Bu bulantılardan kurtulmanın yolları;

Fazla baharatlı besinlerden, yemek kokularından yada mide bulantınıza neden olan besinlerden kaçınmalısınız. 
Sabah yataktan kalkmadan önce Kraker, kızarmış ekmek veya tahıldan yapılan kuru besinler gibi nişastalı besinleri tüketmelisiniz. 
Yataktan yavaşça kalkmalısınız. 
Midenizin boş kalmasını engellemek için gün boyunca yavaş yavaş ve azar azar yemek yemelisiniz. 
Sade makarna,patates,kraker, pirinç gibi kolay sindirilebilir karbonhidratları tercih etmelisiniz.
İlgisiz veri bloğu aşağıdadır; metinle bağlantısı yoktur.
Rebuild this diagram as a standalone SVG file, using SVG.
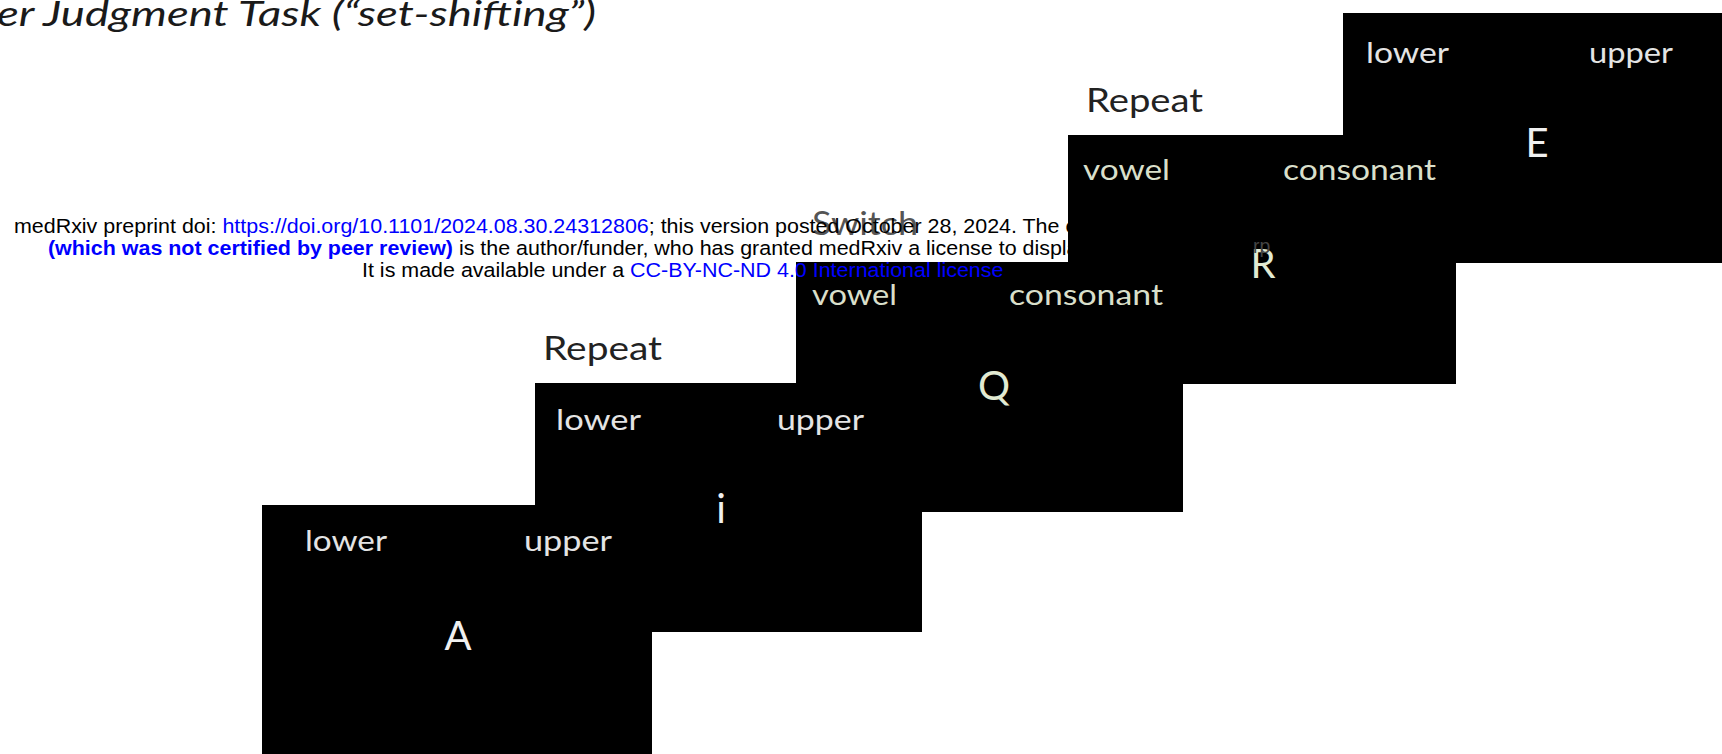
<svg xmlns="http://www.w3.org/2000/svg" width="1722" height="754" viewBox="0 0 1722 754">
<style>
.panel{fill:#000}
.lbl{font-family:Lato,"Liberation Sans",sans-serif;font-size:28px;fill:#e4e4e4}
.lblg{font-family:Lato,"Liberation Sans",sans-serif;font-size:28px;fill:#d9dfca}
.ltr{font-family:Lato,"Liberation Sans",sans-serif;font-size:40px;fill:#f0f0f0;text-anchor:middle}
.ltrg{font-family:Lato,"Liberation Sans",sans-serif;font-size:40px;fill:#e2ead2;text-anchor:middle}
.hdr{font-family:Lato,"Liberation Sans",sans-serif;font-size:32px;fill:#222}
.title{font-family:Lato,"Liberation Sans",sans-serif;font-size:34px;font-style:italic;fill:#1a1a1a}
.mx{font-family:"Liberation Sans",Arial,sans-serif;font-size:19.5px;fill:#000}
.blue{fill:#0000ff}
.b{font-weight:bold}
</style>
<rect x="0" y="0" width="1722" height="754" fill="#fff"/>
<g id="title">
<text class="title" x="-3" y="26" textLength="599" lengthAdjust="spacingAndGlyphs">er Judgment Task (“set-shifting”)</text>
</g>
<g id="connectors"></g>
<g id="switch-label">
<text class="hdr" x="812" y="235" textLength="106" lengthAdjust="spacingAndGlyphs" style="fill:#555">Switch</text>
</g>
<g id="notice-top" transform="matrix(1.1 0 0 1 0 0)">
<text class="mx" x="12.7" y="233">medRxiv preprint doi: <tspan class="blue">https://doi.org/10.1101/2024.08.30.24312806</tspan>; this version posted October 28, 2024. The co</text>
<text class="mx" x="43.6" y="255"><tspan class="blue b">(which was not certified by peer review)</tspan> is the author/funder, who has granted medRxiv a license to display</text>
</g>
<g id="panel5">
<rect class="panel" x="1343" y="13" width="400" height="250"/>
<text class="lbl" x="1366" y="63" textLength="83" lengthAdjust="spacingAndGlyphs">lower</text>
<text class="lbl" x="1589" y="63" textLength="84" lengthAdjust="spacingAndGlyphs">upper</text>
<text class="ltr" x="1537" y="157">E</text>
</g>
<g id="panel4">
<text class="hdr" x="1086" y="112" textLength="117" lengthAdjust="spacingAndGlyphs">Repeat</text>
<rect class="panel" x="1068" y="135" width="388" height="249"/>
<text class="lblg" x="1083" y="180" textLength="87" lengthAdjust="spacingAndGlyphs">vowel</text>
<text class="lblg" x="1283" y="180" textLength="153" lengthAdjust="spacingAndGlyphs">consonant</text>
<text class="ltrg" x="1263" y="278">R</text>
<text class="mx" x="1253" y="253" style="fill:#444">rp</text>
</g>
<g id="panel3">
<rect class="panel" x="796" y="262" width="387" height="250"/>
<text class="lblg" x="812" y="305" textLength="85" lengthAdjust="spacingAndGlyphs">vowel</text>
<text class="lblg" x="1009" y="305" textLength="154" lengthAdjust="spacingAndGlyphs">consonant</text>
<text class="ltrg" x="994" y="400">Q</text>
</g>
<g id="panel2">
<text class="hdr" x="543" y="360" textLength="119" lengthAdjust="spacingAndGlyphs">Repeat</text>
<rect class="panel" x="535" y="383" width="387" height="249"/>
<text class="lbl" x="556" y="430" textLength="85" lengthAdjust="spacingAndGlyphs">lower</text>
<text class="lbl" x="777" y="430" textLength="87" lengthAdjust="spacingAndGlyphs">upper</text>
<text class="ltr" x="721" y="523">i</text>
</g>
<g id="panel1">
<rect class="panel" x="262" y="505" width="390" height="260"/>
<text class="lbl" x="305" y="551" textLength="82" lengthAdjust="spacingAndGlyphs">lower</text>
<text class="lbl" x="524" y="551" textLength="88" lengthAdjust="spacingAndGlyphs">upper</text>
<text class="ltr" x="458" y="650">A</text>
</g>
<g id="notice-bottom" transform="matrix(1.1 0 0 1 0 0)">
<text class="mx" x="329.1" y="277">It is made available under a <tspan class="blue">CC-BY-NC-ND 4.0 International license</tspan></text>
</g>
</svg>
MİDE YANMASI VE EKŞİMELERİ: Daha çok gebeliğin son üç ayında görülen mide ekşimesi, bebeğin sindirim organları üzerine baskıda bulunması sonucu oluşmaktadır. Rahatsızlığınızı hafifletmek için;

Yemeklerinizi azar azar ve sık tüketiniz. 
Çok yağlı ve soslu yemekler yemeyiniz. 
Çay, kahve ve kakao gibi kafeinli içecekler mide bulantısı ve ekşimesine neden olabileceği için tüketmeyin. 
Uyurken başınızı mutlaka yüksek tutun. 
HAMİLELİK VE AĞIRLIK KONTROLÜ: Hamile kalan bayanların en büyük korkularından biride hamilelik süresince fazla kilo almaktır. Hamilelik süresince aldığınız kilolar bebeğinizin gelişimi için aldığınız sağlıklı eklerdir. Annenin vücudundaki değişikliklere uyum sağlaması ve bebeğinin normal gelişimi için ağırlık kazanımı çok önemli ve normaldir. Fetus ağırlığının yanı sıra artan kan hacmi, büyüyen göğüsler, plesanta ve aminiyotik sıvı annenin ağırlık artışının nedenleridir. Bu nedenle hamilelik süresince kilo almamak ya da yeterimce kilo almamak bebeğinizin ve sizin sağlığınız için risk yaratır.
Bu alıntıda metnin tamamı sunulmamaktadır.